(REQUIREMENT): The lines from the top of the material through the line with "const INK = '#262626';" are to be set down exactly. Leave the pictures out.
● ● ● ● ● ● ●
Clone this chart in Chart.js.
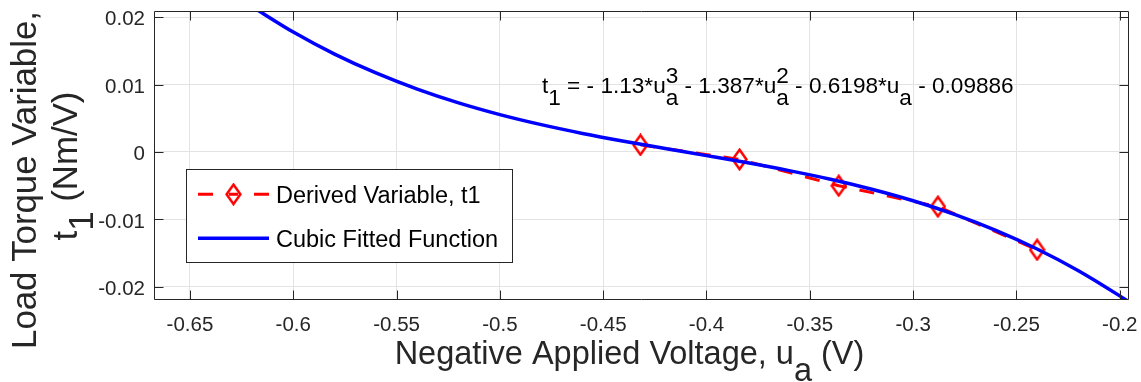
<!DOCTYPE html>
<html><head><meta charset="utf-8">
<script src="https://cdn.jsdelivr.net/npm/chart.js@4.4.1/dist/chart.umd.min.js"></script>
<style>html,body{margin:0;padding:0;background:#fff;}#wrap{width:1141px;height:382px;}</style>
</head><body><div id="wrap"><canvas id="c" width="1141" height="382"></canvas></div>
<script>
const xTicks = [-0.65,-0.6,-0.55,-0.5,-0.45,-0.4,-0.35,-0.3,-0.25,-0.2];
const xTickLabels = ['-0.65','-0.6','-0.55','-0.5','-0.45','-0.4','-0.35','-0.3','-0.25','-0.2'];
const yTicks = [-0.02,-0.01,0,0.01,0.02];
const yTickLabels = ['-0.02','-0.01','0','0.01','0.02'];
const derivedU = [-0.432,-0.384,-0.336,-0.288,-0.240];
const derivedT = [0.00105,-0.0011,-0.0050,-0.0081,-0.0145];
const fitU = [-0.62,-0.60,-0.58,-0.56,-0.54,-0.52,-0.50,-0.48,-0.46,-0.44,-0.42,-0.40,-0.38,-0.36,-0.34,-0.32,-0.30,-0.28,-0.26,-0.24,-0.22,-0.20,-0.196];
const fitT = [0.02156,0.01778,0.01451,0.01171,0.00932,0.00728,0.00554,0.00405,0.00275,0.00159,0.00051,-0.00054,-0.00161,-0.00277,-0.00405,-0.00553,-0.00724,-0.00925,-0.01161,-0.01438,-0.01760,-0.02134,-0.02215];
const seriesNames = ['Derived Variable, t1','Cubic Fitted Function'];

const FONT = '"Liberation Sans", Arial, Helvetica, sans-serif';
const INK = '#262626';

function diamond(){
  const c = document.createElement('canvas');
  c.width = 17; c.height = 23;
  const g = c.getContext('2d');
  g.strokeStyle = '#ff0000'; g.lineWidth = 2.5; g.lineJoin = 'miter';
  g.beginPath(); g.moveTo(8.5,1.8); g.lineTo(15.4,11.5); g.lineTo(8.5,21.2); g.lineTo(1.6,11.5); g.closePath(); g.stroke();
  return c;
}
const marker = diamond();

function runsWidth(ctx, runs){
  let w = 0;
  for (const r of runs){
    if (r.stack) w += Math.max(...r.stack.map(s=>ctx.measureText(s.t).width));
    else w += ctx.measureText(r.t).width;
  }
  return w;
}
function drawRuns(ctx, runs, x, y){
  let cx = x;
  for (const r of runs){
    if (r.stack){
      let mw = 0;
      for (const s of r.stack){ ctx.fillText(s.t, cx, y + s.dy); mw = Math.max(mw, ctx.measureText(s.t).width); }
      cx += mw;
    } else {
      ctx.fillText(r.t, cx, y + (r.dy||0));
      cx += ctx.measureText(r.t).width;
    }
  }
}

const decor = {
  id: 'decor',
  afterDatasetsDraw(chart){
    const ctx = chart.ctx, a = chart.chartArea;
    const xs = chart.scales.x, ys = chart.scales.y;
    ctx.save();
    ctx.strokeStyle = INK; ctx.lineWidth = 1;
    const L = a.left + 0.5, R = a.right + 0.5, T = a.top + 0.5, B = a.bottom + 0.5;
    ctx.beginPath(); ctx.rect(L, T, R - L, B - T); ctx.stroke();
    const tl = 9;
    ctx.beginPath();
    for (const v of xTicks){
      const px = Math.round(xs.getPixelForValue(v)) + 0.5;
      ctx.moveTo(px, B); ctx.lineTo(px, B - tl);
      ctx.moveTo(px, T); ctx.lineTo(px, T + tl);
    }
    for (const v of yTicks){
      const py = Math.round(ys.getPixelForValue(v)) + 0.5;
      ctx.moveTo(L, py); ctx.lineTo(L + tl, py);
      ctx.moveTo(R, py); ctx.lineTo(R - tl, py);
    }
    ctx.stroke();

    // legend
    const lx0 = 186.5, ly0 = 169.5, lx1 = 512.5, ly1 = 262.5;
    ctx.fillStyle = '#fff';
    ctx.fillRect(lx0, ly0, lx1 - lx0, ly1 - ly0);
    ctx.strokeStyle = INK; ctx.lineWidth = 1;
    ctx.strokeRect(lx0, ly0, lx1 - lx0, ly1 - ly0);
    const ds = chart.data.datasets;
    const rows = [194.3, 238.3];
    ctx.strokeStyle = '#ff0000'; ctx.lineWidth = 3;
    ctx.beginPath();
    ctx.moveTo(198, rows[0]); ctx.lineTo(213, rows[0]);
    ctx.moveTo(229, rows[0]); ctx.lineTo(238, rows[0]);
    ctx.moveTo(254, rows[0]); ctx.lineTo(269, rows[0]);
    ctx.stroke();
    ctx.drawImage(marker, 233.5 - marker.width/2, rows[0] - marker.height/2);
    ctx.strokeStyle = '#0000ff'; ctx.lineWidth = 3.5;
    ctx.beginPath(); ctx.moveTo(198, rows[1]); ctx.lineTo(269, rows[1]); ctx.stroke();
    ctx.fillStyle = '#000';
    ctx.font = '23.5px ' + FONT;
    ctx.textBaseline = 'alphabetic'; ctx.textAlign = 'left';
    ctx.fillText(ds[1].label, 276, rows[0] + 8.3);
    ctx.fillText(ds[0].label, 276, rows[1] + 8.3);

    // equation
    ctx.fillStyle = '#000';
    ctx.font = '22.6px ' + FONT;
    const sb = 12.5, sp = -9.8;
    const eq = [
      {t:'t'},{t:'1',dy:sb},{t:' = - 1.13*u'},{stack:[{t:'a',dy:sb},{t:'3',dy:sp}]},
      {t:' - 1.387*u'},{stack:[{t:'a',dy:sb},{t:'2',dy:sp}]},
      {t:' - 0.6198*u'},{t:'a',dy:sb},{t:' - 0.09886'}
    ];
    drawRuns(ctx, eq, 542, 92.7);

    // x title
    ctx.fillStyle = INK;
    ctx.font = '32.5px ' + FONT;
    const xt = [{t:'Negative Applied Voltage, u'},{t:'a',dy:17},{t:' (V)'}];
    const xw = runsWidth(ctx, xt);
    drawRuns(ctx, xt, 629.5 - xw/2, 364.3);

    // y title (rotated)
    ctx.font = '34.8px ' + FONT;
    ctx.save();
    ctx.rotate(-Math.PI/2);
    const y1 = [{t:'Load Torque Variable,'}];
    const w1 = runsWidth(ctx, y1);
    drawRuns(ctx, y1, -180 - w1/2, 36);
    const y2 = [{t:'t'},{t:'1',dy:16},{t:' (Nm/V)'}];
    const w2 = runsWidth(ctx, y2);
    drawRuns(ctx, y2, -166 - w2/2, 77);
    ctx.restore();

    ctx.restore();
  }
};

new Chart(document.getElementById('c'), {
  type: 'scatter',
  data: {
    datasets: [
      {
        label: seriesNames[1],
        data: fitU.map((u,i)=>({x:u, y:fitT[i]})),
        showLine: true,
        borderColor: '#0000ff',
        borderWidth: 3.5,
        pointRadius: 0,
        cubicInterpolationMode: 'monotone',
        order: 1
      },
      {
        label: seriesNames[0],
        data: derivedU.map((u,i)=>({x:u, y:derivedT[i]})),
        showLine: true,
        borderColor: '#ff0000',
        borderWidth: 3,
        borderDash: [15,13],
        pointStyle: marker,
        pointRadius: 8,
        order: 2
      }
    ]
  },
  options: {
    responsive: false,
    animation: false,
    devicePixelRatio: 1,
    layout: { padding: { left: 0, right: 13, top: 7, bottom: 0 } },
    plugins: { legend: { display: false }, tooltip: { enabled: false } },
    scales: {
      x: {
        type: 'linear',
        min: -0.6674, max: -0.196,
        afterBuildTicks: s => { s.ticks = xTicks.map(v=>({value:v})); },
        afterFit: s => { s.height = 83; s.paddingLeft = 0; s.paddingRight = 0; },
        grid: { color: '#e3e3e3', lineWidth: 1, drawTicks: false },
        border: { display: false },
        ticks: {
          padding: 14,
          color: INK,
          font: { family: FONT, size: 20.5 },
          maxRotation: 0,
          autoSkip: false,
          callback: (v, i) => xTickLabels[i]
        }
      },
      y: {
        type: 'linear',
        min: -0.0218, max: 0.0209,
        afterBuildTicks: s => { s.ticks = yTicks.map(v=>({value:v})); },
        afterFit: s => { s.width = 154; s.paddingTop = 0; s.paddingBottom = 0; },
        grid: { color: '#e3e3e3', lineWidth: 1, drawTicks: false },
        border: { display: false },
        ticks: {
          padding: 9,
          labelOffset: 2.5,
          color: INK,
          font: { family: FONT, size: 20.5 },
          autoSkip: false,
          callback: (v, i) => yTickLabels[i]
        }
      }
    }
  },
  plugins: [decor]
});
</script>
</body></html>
● ● ● ● ● ● ●
(RESPONSE FOR THIS EXERCISE):
Clone this chart in Chart.js.
<!DOCTYPE html>
<html><head><meta charset="utf-8">
<script src="https://cdn.jsdelivr.net/npm/chart.js@4.4.1/dist/chart.umd.min.js"></script>
<style>html,body{margin:0;padding:0;background:#fff;}#wrap{width:1141px;height:382px;}</style>
</head><body><div id="wrap"><canvas id="c" width="1141" height="382"></canvas></div>
<script>
const xTicks = [-0.65,-0.6,-0.55,-0.5,-0.45,-0.4,-0.35,-0.3,-0.25,-0.2];
const xTickLabels = ['-0.65','-0.6','-0.55','-0.5','-0.45','-0.4','-0.35','-0.3','-0.25','-0.2'];
const yTicks = [-0.02,-0.01,0,0.01,0.02];
const yTickLabels = ['-0.02','-0.01','0','0.01','0.02'];
const derivedU = [-0.432,-0.384,-0.336,-0.288,-0.240];
const derivedT = [0.00105,-0.0011,-0.0050,-0.0081,-0.0145];
const fitU = [-0.62,-0.60,-0.58,-0.56,-0.54,-0.52,-0.50,-0.48,-0.46,-0.44,-0.42,-0.40,-0.38,-0.36,-0.34,-0.32,-0.30,-0.28,-0.26,-0.24,-0.22,-0.20,-0.196];
const fitT = [0.02156,0.01778,0.01451,0.01171,0.00932,0.00728,0.00554,0.00405,0.00275,0.00159,0.00051,-0.00054,-0.00161,-0.00277,-0.00405,-0.00553,-0.00724,-0.00925,-0.01161,-0.01438,-0.01760,-0.02134,-0.02215];
const seriesNames = ['Derived Variable, t1','Cubic Fitted Function'];

const FONT = '"Liberation Sans", Arial, Helvetica, sans-serif';
const INK = '#262626';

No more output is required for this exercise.